If one has a keen observation of the geography and topography of Moodubelle, especially the village centre around the church and the ‘pethe’ he would definitely understand that the region is made up of hillocks and shallow valleys. The church itself was built on the edge of the hill known as the ‘Cross Hill’ (Cursa Gudo). Similarly, the location of the ‘pethe’ is somewhat on the middle of the hillock that slops up towards the ‘Santhe katte’ and slops down towards the Higher Primary School.


High School Building

As there was lack of any plain ground, when the idea of starting the high school in Moodubelle was mooted, to find a location to lay the foundation for the high school building became quite difficult. The space available was the hillock that was behind the Higher Primary School rising to a considerable height and sloping down towards the cemetery in the east, into a deep valley towards the west from where one of the two Red Hills (Kempujora) has its elevation and towards the Babbarya Kere in the south.

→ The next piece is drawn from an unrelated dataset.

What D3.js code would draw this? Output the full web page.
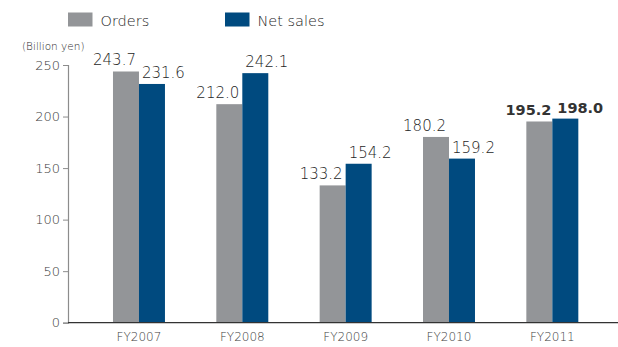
<!DOCTYPE html>
<html>
<head>
<meta charset="utf-8">
<script src="https://cdn.jsdelivr.net/npm/d3@7"></script>
<style>
  html, body { margin: 0; padding: 0; background: #fff; }
  svg { display: block; }
  text { font-family: "DejaVu Sans", sans-serif; }
</style>
</head>
<body>
<svg id="chart" width="618" height="347"></svg>
<script>
const categories = ["FY2007", "FY2008", "FY2009", "FY2010", "FY2011"];
const orders = [243.7, 212.0, 133.2, 180.2, 195.2];
const netSales = [231.6, 242.1, 154.2, 159.2, 198.0];
const seriesNames = ["Orders", "Net sales"];
const yTicks = [0, 50, 100, 150, 200, 250];
const unitLabel = "(Billion yen)";
const boldCategory = "FY2011";

const colors = { "Orders": "#939598", "Net sales": "#004a7f" };
const LIGHT = 200;

const svg = d3.select("#chart");

const y = d3.scaleLinear().domain([0, 250]).range([322.7, 65]);
const x = d3.scaleBand().domain(categories).range([87.3, 604]).paddingInner(0.497).paddingOuter(0.2485);
const xs = d3.scaleBand().domain(seriesNames).range([0, x.bandwidth()]);

const data = categories.map((c, i) => ({ cat: c, values: [
  { key: "Orders", value: orders[i] },
  { key: "Net sales", value: netSales[i] }
]}));

// Y axis
const yAxis = d3.axisLeft(y).tickValues(yTicks).tickSize(5).tickPadding(3).tickFormat(d3.format("d"));
const yg = svg.append("g").attr("transform", "translate(68,0)").call(yAxis);
yg.select(".domain").attr("stroke", "#8c8c8c").attr("stroke-width", 1.2);
yg.selectAll(".tick line").attr("stroke", "#8c8c8c");
yg.selectAll(".tick text").attr("fill", "#3c3c3c").attr("font-size", "13px")
  .attr("font-family", "DejaVu Sans").attr("font-weight", LIGHT);

svg.append("text").attr("x", 22).attr("y", 50).attr("font-size", "10.5px")
  .attr("font-weight", LIGHT).attr("fill", "#2a2a2a").text(unitLabel);

// Bars
const groups = svg.selectAll("g.grp").data(data).enter().append("g")
  .attr("class", "grp").attr("transform", d => `translate(${x(d.cat)},0)`);
groups.selectAll("rect").data(d => d.values).enter().append("rect")
  .attr("x", d => xs(d.key))
  .attr("width", xs.bandwidth())
  .attr("y", d => y(d.value))
  .attr("height", d => y(0) - y(d.value))
  .attr("fill", d => colors[d.key]);

// Value labels
groups.each(function(g) {
  const sel = d3.select(this);
  const bold = g.cat === boldCategory;
  g.values.forEach(v => {
    const isOrders = v.key === "Orders";
    sel.append("text")
      .attr("x", isOrders ? xs(v.key) + xs.bandwidth() - (bold ? 1 : 3) : xs(v.key) + (bold ? 5 : 3))
      .attr("y", y(v.value) - 6)
      .attr("text-anchor", isOrders ? "end" : "start")
      .attr("font-size", bold ? "14.5px" : "15px")
      .attr("font-weight", bold ? "bold" : LIGHT)
      .attr("fill", bold ? "#333" : "#1e1e1e")
      .text(v.value.toFixed(1));
  });
});

// X axis
const xAxis = d3.axisBottom(x).tickSize(0).tickPadding(10);
const xg = svg.append("g").attr("transform", `translate(0,${y(0)})`).call(xAxis);
xg.select(".domain").remove();
svg.append("line").attr("x1", 68).attr("x2", 618).attr("y1", y(0)).attr("y2", y(0))
  .attr("stroke", "#333").attr("stroke-width", 1.2);
xg.selectAll(".tick text").attr("fill", "#3c3c3c").attr("font-size", "12px")
  .attr("font-family", "DejaVu Sans").attr("font-weight", LIGHT);

// Legend
const legend = svg.append("g");
const legendX = [68, 225];
seriesNames.forEach((s, i) => {
  legend.append("rect").attr("x", legendX[i]).attr("y", 12.5).attr("width", 24.5).attr("height", 14).attr("fill", colors[s]);
  legend.append("text").attr("x", legendX[i] + 32.5).attr("y", 26).attr("font-size", "14.5px")
    .attr("font-weight", LIGHT).attr("fill", "#1e1e1e").text(s);
});
</script>
</body>
</html>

There was considerable deliberation as to where the high school building was to be located. While some suggested that the foundation should be laid on the top of the hill, others suggested that it should be on the southern side and still others on the western side. If the foundation was laid on the top of the hill, the high school would have been deprived of the vast space that was created later by practically demolishing the hillock. Better senses prevailed and finally it was decided that the foundation for the high school should be laid on the western side of the hillock facing the eastern direction.

For the plinth, the trenches had to be dug deep as the building was to be entirely of the granite blocks. As the funds were slow in coming and comparatively meagre, the parishioners volunteered to dig these deep trenches under the direction of the contractors and some knowledgeable parishioners. As the construction of the high school building was in progress, it was felt that the hillock right in front of the upcoming building blocked not only its view but also deprived of any open space for the students to move or play. Thus, it was through free voluntary labour (sarthi) that some kind of opening was provided just in front of the high school building.

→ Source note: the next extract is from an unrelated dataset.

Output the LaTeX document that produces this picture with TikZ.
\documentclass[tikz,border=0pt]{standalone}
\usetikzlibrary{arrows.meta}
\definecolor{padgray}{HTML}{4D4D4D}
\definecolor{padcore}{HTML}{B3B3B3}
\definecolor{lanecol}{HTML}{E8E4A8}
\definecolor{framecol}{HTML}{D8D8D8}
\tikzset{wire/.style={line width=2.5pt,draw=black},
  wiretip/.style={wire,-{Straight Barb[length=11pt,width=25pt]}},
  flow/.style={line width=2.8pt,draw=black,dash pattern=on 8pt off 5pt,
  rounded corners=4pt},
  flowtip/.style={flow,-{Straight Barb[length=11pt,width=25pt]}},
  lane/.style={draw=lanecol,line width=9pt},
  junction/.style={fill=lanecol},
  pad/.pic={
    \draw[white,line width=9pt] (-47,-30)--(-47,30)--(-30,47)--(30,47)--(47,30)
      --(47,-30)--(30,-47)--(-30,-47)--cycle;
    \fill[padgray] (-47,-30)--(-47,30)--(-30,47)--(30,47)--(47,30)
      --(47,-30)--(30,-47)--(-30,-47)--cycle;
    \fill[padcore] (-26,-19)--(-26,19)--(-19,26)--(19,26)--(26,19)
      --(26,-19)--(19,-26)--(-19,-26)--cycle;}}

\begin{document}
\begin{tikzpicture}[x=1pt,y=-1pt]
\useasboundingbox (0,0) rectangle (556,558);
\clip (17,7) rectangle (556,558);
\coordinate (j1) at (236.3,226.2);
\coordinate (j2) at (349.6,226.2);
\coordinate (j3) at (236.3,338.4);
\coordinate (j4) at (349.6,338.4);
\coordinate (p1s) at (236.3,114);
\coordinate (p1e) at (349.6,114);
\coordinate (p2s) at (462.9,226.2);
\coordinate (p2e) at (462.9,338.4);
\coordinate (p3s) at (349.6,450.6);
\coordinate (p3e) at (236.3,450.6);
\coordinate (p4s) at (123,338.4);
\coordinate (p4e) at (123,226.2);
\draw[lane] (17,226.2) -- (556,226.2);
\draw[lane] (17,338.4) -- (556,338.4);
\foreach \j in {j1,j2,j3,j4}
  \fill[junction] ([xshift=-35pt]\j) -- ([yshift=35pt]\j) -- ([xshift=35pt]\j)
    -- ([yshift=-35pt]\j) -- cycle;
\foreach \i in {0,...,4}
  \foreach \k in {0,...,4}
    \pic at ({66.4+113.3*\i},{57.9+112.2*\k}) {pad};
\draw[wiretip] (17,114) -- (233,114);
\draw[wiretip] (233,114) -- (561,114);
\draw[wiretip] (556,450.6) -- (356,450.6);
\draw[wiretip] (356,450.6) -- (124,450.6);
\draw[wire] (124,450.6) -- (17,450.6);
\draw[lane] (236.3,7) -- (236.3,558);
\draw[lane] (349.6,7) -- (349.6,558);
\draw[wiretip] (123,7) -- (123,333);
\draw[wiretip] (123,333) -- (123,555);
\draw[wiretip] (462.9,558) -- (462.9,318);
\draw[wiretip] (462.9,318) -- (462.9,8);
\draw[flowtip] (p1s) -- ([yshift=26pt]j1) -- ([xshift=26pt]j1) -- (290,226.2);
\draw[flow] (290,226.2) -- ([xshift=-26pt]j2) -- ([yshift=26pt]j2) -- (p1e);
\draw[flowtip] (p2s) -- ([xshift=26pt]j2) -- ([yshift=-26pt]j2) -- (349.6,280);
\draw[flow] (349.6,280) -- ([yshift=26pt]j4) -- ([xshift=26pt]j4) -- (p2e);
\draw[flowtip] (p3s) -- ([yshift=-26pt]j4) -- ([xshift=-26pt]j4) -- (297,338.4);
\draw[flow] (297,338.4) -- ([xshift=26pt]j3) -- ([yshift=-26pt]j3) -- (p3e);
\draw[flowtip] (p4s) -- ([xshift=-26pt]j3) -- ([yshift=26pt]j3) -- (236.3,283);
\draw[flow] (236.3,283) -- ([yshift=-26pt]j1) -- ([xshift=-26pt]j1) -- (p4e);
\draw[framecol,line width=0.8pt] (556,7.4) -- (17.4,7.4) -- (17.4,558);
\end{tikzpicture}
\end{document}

Corridor of the High School

As the high school classes progressed in the new building, the people of Moodubelle felt that their long standing dream of having their own high school was fulfilled. However, their task was not yet over. The massive hillock in front of the high school had to go so that the ground could be extended to provide facility for the students to have games and sports. Thus, began the marathon task of moving the soil from the hillock to the lower areas around the high school building.

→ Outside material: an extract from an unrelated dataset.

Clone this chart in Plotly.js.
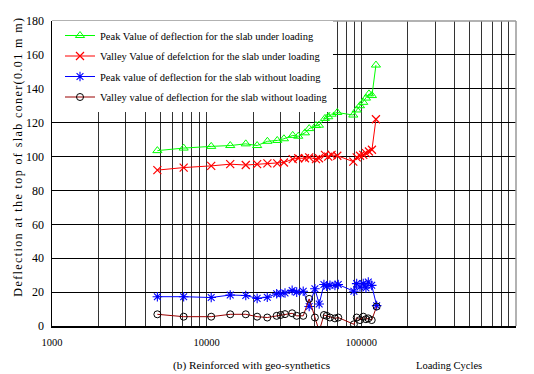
<!DOCTYPE html>
<html>
<head>
<meta charset="utf-8">
<script src="https://cdn.plot.ly/plotly-3.0.1.min.js"></script>
<style>
html,body{margin:0;padding:0;background:#fff;}
#chart{width:534px;height:374px;}
.annotation[data-index="0"] text{letter-spacing:1.4px;}
</style>
</head>
<body>
<div id="chart"></div>
<script>
// Loading cycles for the loaded slab
var cyclesLoaded = [4800, 7100, 10700, 14200, 17900, 21200, 24700, 28600, 31600, 36000, 39100, 43200, 46000, 50900, 53200, 58200, 61100, 64200, 69900, 88700, 93300, 98000, 102900, 107100, 112000, 117100, 124300];
var peakLoaded = [103.5, 105, 106, 106.5, 107.5, 106.5, 109, 109.5, 110.5, 112.5, 112, 114, 116.5, 118.3, 118.5, 122.5, 123.5, 125, 126, 124.5, 127.5, 130, 132, 134.5, 137, 136, 154];
var valleyLoaded = [92, 93.5, 94.5, 95.5, 95, 95.5, 96, 96, 96.5, 98.5, 99, 99, 99.5, 98.5, 99, 101, 100, 101, 100.5, 97, 99.5, 100.5, 101, 102, 103, 104, 122];

// Loading cycles for the slab without loading
var cyclesUnloaded = [4800, 7100, 10700, 14200, 17900, 21200, 24650, 28350, 30100, 32100, 35700, 38200, 42100, 46000, 50100, 53400, 57300, 59700, 62700, 67500, 70900, 89500, 93300, 98000, 102900, 107100, 110900, 116700, 125600];
var peakUnloaded = [17.3, 17.3, 16.8, 18.3, 18, 16.3, 17, 19, 19, 19.5, 21, 20, 20.5, 11.5, 22, 13, 24.5, 23.5, 24, 24, 24.5, 20.5, 25, 23, 25, 22.5, 26, 24, 12];
var valleyUnloaded = [6.9, 5.5, 5.5, 6.9, 6.9, 5.5, 5, 6, 6.5, 7, 7.5, 6, 6, 16, 5, -3, 6.5, 6, 5, 4.5, 5, 1, 5, 3.5, 5.5, 4, 4.5, 3.5, 11.5];

var seriesNames = [
  "Peak Value of deflection for the slab under loading",
  "Valley Value of defelction for the slab under loading",
  "Peak value of deflection for the slab without loading",
  "Valley value of deflection for the slab without loading"
];

// x-axis grid values (decades and intermediate digits)
var decades = [1000, 10000, 100000, 1000000];
var digits = [1, 2, 3, 4, 5, 6, 7, 8, 9];
var gridVals = [];
var gridText = [];
decades.forEach(function (d, i) {
  digits.forEach(function (k) {
    if (i === decades.length - 1 && k > 1) return;
    gridVals.push(d * k);
    gridText.push(k === 1 ? String(d) : "");
  });
});

var serif = "'Liberation Serif', 'Times New Roman', serif";

var traces = [
  {x: cyclesLoaded, y: peakLoaded, name: seriesNames[0], legendgroup: "a", mode: "lines+markers",
   line: {color: "#00ff00", width: 1},
   marker: {symbol: "triangle-up-open", size: 8, color: "#00ff00", line: {width: 1}}},
  {x: cyclesLoaded, y: valleyLoaded, name: seriesNames[1], legendgroup: "b", mode: "lines+markers",
   line: {color: "#ff0000", width: 1},
   marker: {symbol: "x-thin-open", size: 8, color: "#ff0000", line: {width: 1.2}}},
  {x: cyclesUnloaded, y: peakUnloaded, name: seriesNames[2], legendgroup: "c", mode: "lines+markers",
   line: {color: "#0000ff", width: 1},
   marker: {symbol: "asterisk-open", size: 8, color: "#0000ff", line: {width: 1.1}}},
  {x: cyclesUnloaded, y: valleyUnloaded, name: seriesNames[3], legendgroup: "d", mode: "lines+markers",
   line: {color: "#990000", width: 1},
   marker: {symbol: "circle-open", size: 7, color: "#000000", line: {width: 1}}}
];

var layout = {
  width: 534, height: 374,
  margin: {l: 52, r: 18, t: 21, b: 48},
  paper_bgcolor: "#ffffff", plot_bgcolor: "#ffffff",
  font: {family: serif, color: "#000", size: 11},
  showlegend: true,
  legend: {x: 0, y: 1, xanchor: "left", yanchor: "top", bgcolor: "#ffffff",
           borderwidth: 0, font: {family: serif, size: 10.5, color: "#000"},
           traceorder: "grouped", tracegroupgap: 1.5, indentation: 8},
  xaxis: {type: "log", range: [3, 6], tickmode: "array", tickvals: gridVals, ticktext: gridText,
          showgrid: true, gridcolor: "#333333", gridwidth: 1, zeroline: false,
          showline: true, linecolor: "#000", linewidth: 1.5, ticks: "",
          ticklabelstandoff: 6,
          tickfont: {family: serif, size: 10.5, color: "#000"}},
  yaxis: {range: [0, 180], dtick: 20, tick0: 0, showgrid: true, gridcolor: "#000", gridwidth: 1,
          zeroline: false, showline: true, linecolor: "#000", linewidth: 1.5, ticks: "",
          ticklabelstandoff: 4,
          tickfont: {family: serif, size: 12, color: "#000"}},
  shapes: [
    {type: "line", xref: "paper", yref: "paper", x0: 0, x1: 1, y0: 1, y1: 1, line: {color: "#999", width: 1.5}},
    {type: "line", xref: "paper", yref: "paper", x0: 1, x1: 1, y0: 0, y1: 1, line: {color: "#999", width: 1.5}}
  ],
  annotations: [
    {text: "Deflection at the top of slab coner(0.01 m m)", xref: "paper", yref: "paper",
     x: -0.073, y: 0.554, textangle: -90, showarrow: false, xanchor: "center", yanchor: "middle",
     font: {family: serif, size: 12, color: "#000"}},
    {text: "(b) Reinforced with geo-synthetics", xref: "paper", yref: "paper",
     x: 0.429, y: -0.128, showarrow: false, xanchor: "center", yanchor: "middle",
     font: {family: serif, size: 11.3, color: "#000"}},
    {text: "Loading Cycles", xref: "paper", yref: "paper",
     x: 0.856, y: -0.128, showarrow: false, xanchor: "center", yanchor: "middle",
     font: {family: serif, size: 10.5, color: "#000"}}
  ]
};

Plotly.newPlot("chart", traces, layout, {staticPlot: true, displayModeBar: false});
</script>
</body>
</html>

As the parish was divided into different wards (vado), people from each ward were asked to render voluntary labour from morning around 9 o’clock till around 1 o’clock in the afternoon. People were required to bring their own spades, pickaxe, baskets, sickles, etc. People would have their morning ‘conji’ meals and proceed to do the ‘shramadhan’ and return home for their lunch. It was not possible to provide any kind of refreshment to these volunteers as there was no means of providing anything due to the paucity of funds. Thus, people worked without complaining with sweat on their brow, prayer on their lips and hope in their heart that the work they were doing was for the good of the institution where their children and future generation would take education and would have a better future.

                   
Alice Rebello                                                                     Magdalene D’Mello

For nearly two years people from different wards worked in rotation and succeeded in moving the maximum amount of soil and extending the ground. Assistant Parish Priests, first Fr. Theodore Lobo and later Fr. Valerian D’Souza worked along with the people in order to give them encouragement and inspiration. According to Magdalene D’Mello, when people, after hard work of the day, pointed out to Fr. Valerian they were exhausted, Fr. Valerian would say in light heart that they had to work once in a week where as he had to work practically every day and that too  in his white cassock. It was chiefly due to the initiative taken by Fr. Valerian and Head Master B.A. Samak that the volunteers were provided some kind of refreshment.

                   
Diego Alva                                                                                   Paul Albert Alva

The voluntary labour (sarthi) went on intermittently till Fr. V.G.F. Rego’s arrival as the Parish Priest and Head Master of the high school. Realising the difficulties that the parishioners have been facing in contributing the voluntary labour, he discontinued the practice and hired labourers on daily wages to clear the ground and finally got a bulldozer to remove the remaining soil and levelled the ground.

                    
John Baptist Mendonca                                                                           Helen Mendonca

The hundreds of parishioners who contributed voluntary labour to see to it that the high school building was erected and the hillock in front of it was removed and the ground levelled felt extremely happy that their mission was accomplished and their village was proud of having a high school for their children. These simple and hard working people with sweat on their brow, prayer on their lips and hope in their heart contributed their mite in the form of free voluntary labour that went a long way in the establishment of St. Lawrence High School in Moodubelle.

                      
Severine D’Souza                                                                              Veronica Saldanha

In order to collect information for writing the history of the high school, Fr. Paul Sequeira and i visited and interacted with all those persons whose pictures are given above. These persons who had rendered free voluntary service provided useful information, narrated interesting anecdotes and incidents which they could remember. We visited areas right from Padubelle to Kattingeri and Arbi to Kappandakarya to meet some of the persons who had participated in the ‘sarthi’ and gathered whatever information we could get from them regarding the foundation and later development of the high school. It was not possible to meet each and every person who had rendered their service for this noble cause.

                    
Casmir Menezes                                                                               Emmanuel Alva

Many elderly people who did ‘sarthi’ on the ground of the high school fifty years ago might have departed from this world. Many of them who were quite young and energetic at that time may be presently quite old beyond the age of 70. However, no one can deny the fact that while Fr. Abundius D’Souza conceptualised the idea of having a high school and provided the leadership and while Fr. Theodore Lobo and Fr. Valerian D’Souza as assistant parish priests provided encouragement and inspiration, it was the people of Moodubelle who built the high school not only by donating whatever they could but also by the sweat of their brow and energy of their body with prayer on their lips and abundant hope in their heart that the high school in the name of their patron saint, St. Lawrence would stand firm and provide education to the children of the village.

Hence, it may be said that St. Lawrence High School was of the people of Moodubelle, by the people of Moodubelle and for the people of Moodubelle.

Though it was not possible to meet each and every one who had rendered free voluntary labour and publish their pictures, the above persons represent the hundreds of such volunteers and this article is a tribute to all those people who sacrificed a lot and worked hard for St. Lawrence High School. On the occasion of the Golden Jubilee celebrations of this great educational institution, Bellevision remembers with gratitude all those people who did the ‘shramadhan’ and salutes their sacrifices, dedication and hard work.